### [COLLECTED MATERIAL]
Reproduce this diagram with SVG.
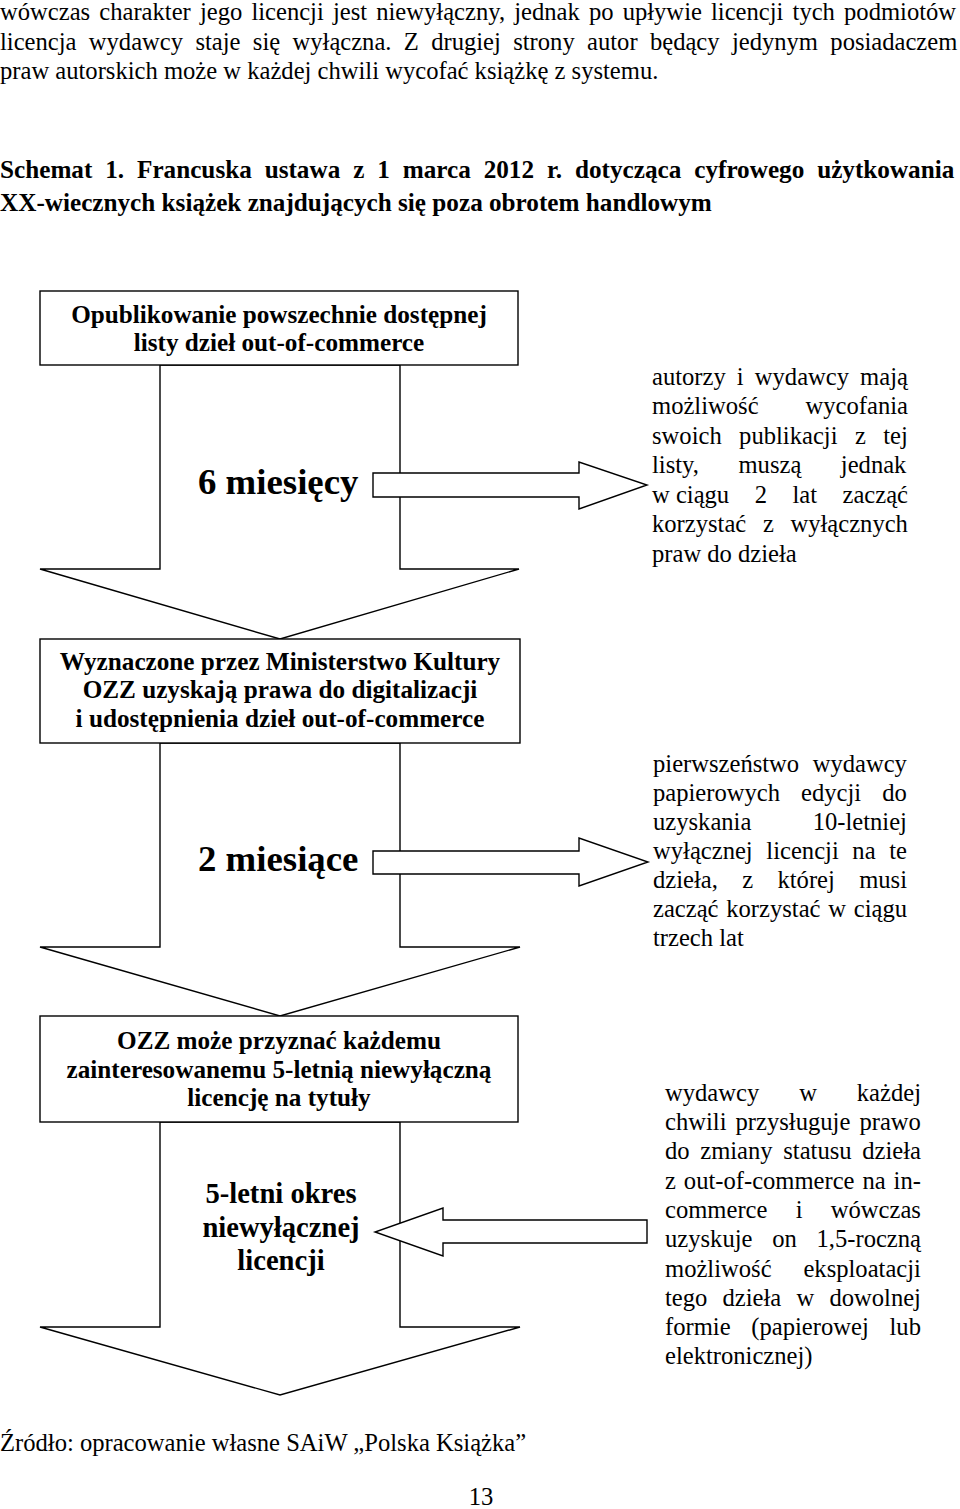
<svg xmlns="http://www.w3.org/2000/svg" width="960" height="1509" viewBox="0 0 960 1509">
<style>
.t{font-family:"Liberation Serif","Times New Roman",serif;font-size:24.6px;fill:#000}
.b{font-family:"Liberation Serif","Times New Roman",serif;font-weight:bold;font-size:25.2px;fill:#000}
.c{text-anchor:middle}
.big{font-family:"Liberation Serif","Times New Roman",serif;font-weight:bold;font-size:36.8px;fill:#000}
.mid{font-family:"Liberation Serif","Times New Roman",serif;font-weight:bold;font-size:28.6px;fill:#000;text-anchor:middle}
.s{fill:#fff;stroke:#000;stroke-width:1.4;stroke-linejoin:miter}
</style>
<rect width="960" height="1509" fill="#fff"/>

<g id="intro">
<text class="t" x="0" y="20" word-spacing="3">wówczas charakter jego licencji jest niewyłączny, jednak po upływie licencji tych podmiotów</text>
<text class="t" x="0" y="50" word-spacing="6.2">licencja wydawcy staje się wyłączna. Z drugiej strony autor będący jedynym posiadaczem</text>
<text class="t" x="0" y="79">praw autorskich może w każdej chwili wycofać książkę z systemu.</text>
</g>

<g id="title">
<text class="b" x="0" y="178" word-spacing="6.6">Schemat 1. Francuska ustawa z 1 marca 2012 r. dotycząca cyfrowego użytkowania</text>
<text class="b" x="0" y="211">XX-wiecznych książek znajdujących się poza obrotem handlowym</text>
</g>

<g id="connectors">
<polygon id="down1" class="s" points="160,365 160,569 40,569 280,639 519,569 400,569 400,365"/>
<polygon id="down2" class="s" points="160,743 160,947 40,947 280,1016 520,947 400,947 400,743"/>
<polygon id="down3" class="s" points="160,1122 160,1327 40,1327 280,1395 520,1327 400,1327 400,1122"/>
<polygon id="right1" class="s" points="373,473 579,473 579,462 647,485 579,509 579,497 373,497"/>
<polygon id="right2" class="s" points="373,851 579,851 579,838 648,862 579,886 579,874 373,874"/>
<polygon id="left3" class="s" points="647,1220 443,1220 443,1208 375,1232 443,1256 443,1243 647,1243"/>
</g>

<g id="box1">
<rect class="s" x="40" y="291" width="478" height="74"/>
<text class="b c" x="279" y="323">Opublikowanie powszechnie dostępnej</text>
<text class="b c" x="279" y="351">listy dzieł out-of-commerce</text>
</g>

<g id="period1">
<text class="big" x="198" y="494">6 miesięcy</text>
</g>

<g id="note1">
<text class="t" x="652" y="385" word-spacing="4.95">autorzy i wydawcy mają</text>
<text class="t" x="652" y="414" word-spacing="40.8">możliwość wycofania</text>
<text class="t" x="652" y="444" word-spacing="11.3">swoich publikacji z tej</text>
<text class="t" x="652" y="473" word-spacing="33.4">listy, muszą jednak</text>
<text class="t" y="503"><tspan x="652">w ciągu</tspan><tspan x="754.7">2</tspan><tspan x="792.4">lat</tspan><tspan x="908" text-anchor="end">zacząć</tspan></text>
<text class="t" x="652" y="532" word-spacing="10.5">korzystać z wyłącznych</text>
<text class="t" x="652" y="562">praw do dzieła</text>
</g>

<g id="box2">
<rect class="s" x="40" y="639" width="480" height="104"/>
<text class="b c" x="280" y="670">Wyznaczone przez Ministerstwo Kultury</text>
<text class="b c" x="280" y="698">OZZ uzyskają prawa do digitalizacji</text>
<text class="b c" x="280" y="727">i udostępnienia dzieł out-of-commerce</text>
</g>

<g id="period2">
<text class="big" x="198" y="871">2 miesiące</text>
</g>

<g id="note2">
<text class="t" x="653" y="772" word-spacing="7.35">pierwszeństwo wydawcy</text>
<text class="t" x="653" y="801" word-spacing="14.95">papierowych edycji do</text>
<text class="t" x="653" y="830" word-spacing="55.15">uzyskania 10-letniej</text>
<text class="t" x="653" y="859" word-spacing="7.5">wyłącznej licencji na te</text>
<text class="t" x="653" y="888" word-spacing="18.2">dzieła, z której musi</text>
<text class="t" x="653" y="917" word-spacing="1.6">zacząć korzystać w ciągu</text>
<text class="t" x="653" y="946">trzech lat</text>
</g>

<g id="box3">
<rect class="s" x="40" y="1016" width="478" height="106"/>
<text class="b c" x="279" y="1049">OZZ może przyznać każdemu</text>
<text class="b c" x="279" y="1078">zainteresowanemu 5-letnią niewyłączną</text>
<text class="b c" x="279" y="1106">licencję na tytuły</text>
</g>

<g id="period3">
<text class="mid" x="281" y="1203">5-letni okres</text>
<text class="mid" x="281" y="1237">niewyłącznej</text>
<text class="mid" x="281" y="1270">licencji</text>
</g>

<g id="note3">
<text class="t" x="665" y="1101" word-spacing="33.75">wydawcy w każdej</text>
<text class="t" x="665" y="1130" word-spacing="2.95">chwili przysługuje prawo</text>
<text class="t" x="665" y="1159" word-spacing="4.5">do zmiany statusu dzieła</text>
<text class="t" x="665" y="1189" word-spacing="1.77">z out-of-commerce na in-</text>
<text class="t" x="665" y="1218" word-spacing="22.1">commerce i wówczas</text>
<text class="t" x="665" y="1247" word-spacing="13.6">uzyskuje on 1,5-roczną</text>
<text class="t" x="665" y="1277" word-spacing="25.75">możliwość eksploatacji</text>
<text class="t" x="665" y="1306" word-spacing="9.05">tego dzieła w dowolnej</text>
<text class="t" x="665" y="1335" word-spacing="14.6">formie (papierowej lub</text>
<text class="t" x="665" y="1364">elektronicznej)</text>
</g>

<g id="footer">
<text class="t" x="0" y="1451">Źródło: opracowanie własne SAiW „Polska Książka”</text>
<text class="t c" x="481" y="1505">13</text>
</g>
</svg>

### [YOUR INSTRUCTIONS]
Restate the data above exactly, stripping out each image.

### [THE REPLY]
Reproduce this diagram with SVG.
<svg xmlns="http://www.w3.org/2000/svg" width="960" height="1509" viewBox="0 0 960 1509">
<style>
.t{font-family:"Liberation Serif","Times New Roman",serif;font-size:24.6px;fill:#000}
.b{font-family:"Liberation Serif","Times New Roman",serif;font-weight:bold;font-size:25.2px;fill:#000}
.c{text-anchor:middle}
.big{font-family:"Liberation Serif","Times New Roman",serif;font-weight:bold;font-size:36.8px;fill:#000}
.mid{font-family:"Liberation Serif","Times New Roman",serif;font-weight:bold;font-size:28.6px;fill:#000;text-anchor:middle}
.s{fill:#fff;stroke:#000;stroke-width:1.4;stroke-linejoin:miter}
</style>
<rect width="960" height="1509" fill="#fff"/>

<g id="intro">
<text class="t" x="0" y="20" word-spacing="3">wówczas charakter jego licencji jest niewyłączny, jednak po upływie licencji tych podmiotów</text>
<text class="t" x="0" y="50" word-spacing="6.2">licencja wydawcy staje się wyłączna. Z drugiej strony autor będący jedynym posiadaczem</text>
<text class="t" x="0" y="79">praw autorskich może w każdej chwili wycofać książkę z systemu.</text>
</g>

<g id="title">
<text class="b" x="0" y="178" word-spacing="6.6">Schemat 1. Francuska ustawa z 1 marca 2012 r. dotycząca cyfrowego użytkowania</text>
<text class="b" x="0" y="211">XX-wiecznych książek znajdujących się poza obrotem handlowym</text>
</g>

<g id="connectors">
<polygon id="down1" class="s" points="160,365 160,569 40,569 280,639 519,569 400,569 400,365"/>
<polygon id="down2" class="s" points="160,743 160,947 40,947 280,1016 520,947 400,947 400,743"/>
<polygon id="down3" class="s" points="160,1122 160,1327 40,1327 280,1395 520,1327 400,1327 400,1122"/>
<polygon id="right1" class="s" points="373,473 579,473 579,462 647,485 579,509 579,497 373,497"/>
<polygon id="right2" class="s" points="373,851 579,851 579,838 648,862 579,886 579,874 373,874"/>
<polygon id="left3" class="s" points="647,1220 443,1220 443,1208 375,1232 443,1256 443,1243 647,1243"/>
</g>

<g id="box1">
<rect class="s" x="40" y="291" width="478" height="74"/>
<text class="b c" x="279" y="323">Opublikowanie powszechnie dostępnej</text>
<text class="b c" x="279" y="351">listy dzieł out-of-commerce</text>
</g>

<g id="period1">
<text class="big" x="198" y="494">6 miesięcy</text>
</g>

<g id="note1">
<text class="t" x="652" y="385" word-spacing="4.95">autorzy i wydawcy mają</text>
<text class="t" x="652" y="414" word-spacing="40.8">możliwość wycofania</text>
<text class="t" x="652" y="444" word-spacing="11.3">swoich publikacji z tej</text>
<text class="t" x="652" y="473" word-spacing="33.4">listy, muszą jednak</text>
<text class="t" y="503"><tspan x="652">w ciągu</tspan><tspan x="754.7">2</tspan><tspan x="792.4">lat</tspan><tspan x="908" text-anchor="end">zacząć</tspan></text>
<text class="t" x="652" y="532" word-spacing="10.5">korzystać z wyłącznych</text>
<text class="t" x="652" y="562">praw do dzieła</text>
</g>

<g id="box2">
<rect class="s" x="40" y="639" width="480" height="104"/>
<text class="b c" x="280" y="670">Wyznaczone przez Ministerstwo Kultury</text>
<text class="b c" x="280" y="698">OZZ uzyskają prawa do digitalizacji</text>
<text class="b c" x="280" y="727">i udostępnienia dzieł out-of-commerce</text>
</g>

<g id="period2">
<text class="big" x="198" y="871">2 miesiące</text>
</g>

<g id="note2">
<text class="t" x="653" y="772" word-spacing="7.35">pierwszeństwo wydawcy</text>
<text class="t" x="653" y="801" word-spacing="14.95">papierowych edycji do</text>
<text class="t" x="653" y="830" word-spacing="55.15">uzyskania 10-letniej</text>
<text class="t" x="653" y="859" word-spacing="7.5">wyłącznej licencji na te</text>
<text class="t" x="653" y="888" word-spacing="18.2">dzieła, z której musi</text>
<text class="t" x="653" y="917" word-spacing="1.6">zacząć korzystać w ciągu</text>
<text class="t" x="653" y="946">trzech lat</text>
</g>

<g id="box3">
<rect class="s" x="40" y="1016" width="478" height="106"/>
<text class="b c" x="279" y="1049">OZZ może przyznać każdemu</text>
<text class="b c" x="279" y="1078">zainteresowanemu 5-letnią niewyłączną</text>
<text class="b c" x="279" y="1106">licencję na tytuły</text>
</g>

<g id="period3">
<text class="mid" x="281" y="1203">5-letni okres</text>
<text class="mid" x="281" y="1237">niewyłącznej</text>
<text class="mid" x="281" y="1270">licencji</text>
</g>

<g id="note3">
<text class="t" x="665" y="1101" word-spacing="33.75">wydawcy w każdej</text>
<text class="t" x="665" y="1130" word-spacing="2.95">chwili przysługuje prawo</text>
<text class="t" x="665" y="1159" word-spacing="4.5">do zmiany statusu dzieła</text>
<text class="t" x="665" y="1189" word-spacing="1.77">z out-of-commerce na in-</text>
<text class="t" x="665" y="1218" word-spacing="22.1">commerce i wówczas</text>
<text class="t" x="665" y="1247" word-spacing="13.6">uzyskuje on 1,5-roczną</text>
<text class="t" x="665" y="1277" word-spacing="25.75">możliwość eksploatacji</text>
<text class="t" x="665" y="1306" word-spacing="9.05">tego dzieła w dowolnej</text>
<text class="t" x="665" y="1335" word-spacing="14.6">formie (papierowej lub</text>
<text class="t" x="665" y="1364">elektronicznej)</text>
</g>

<g id="footer">
<text class="t" x="0" y="1451">Źródło: opracowanie własne SAiW „Polska Książka”</text>
<text class="t c" x="481" y="1505">13</text>
</g>
</svg>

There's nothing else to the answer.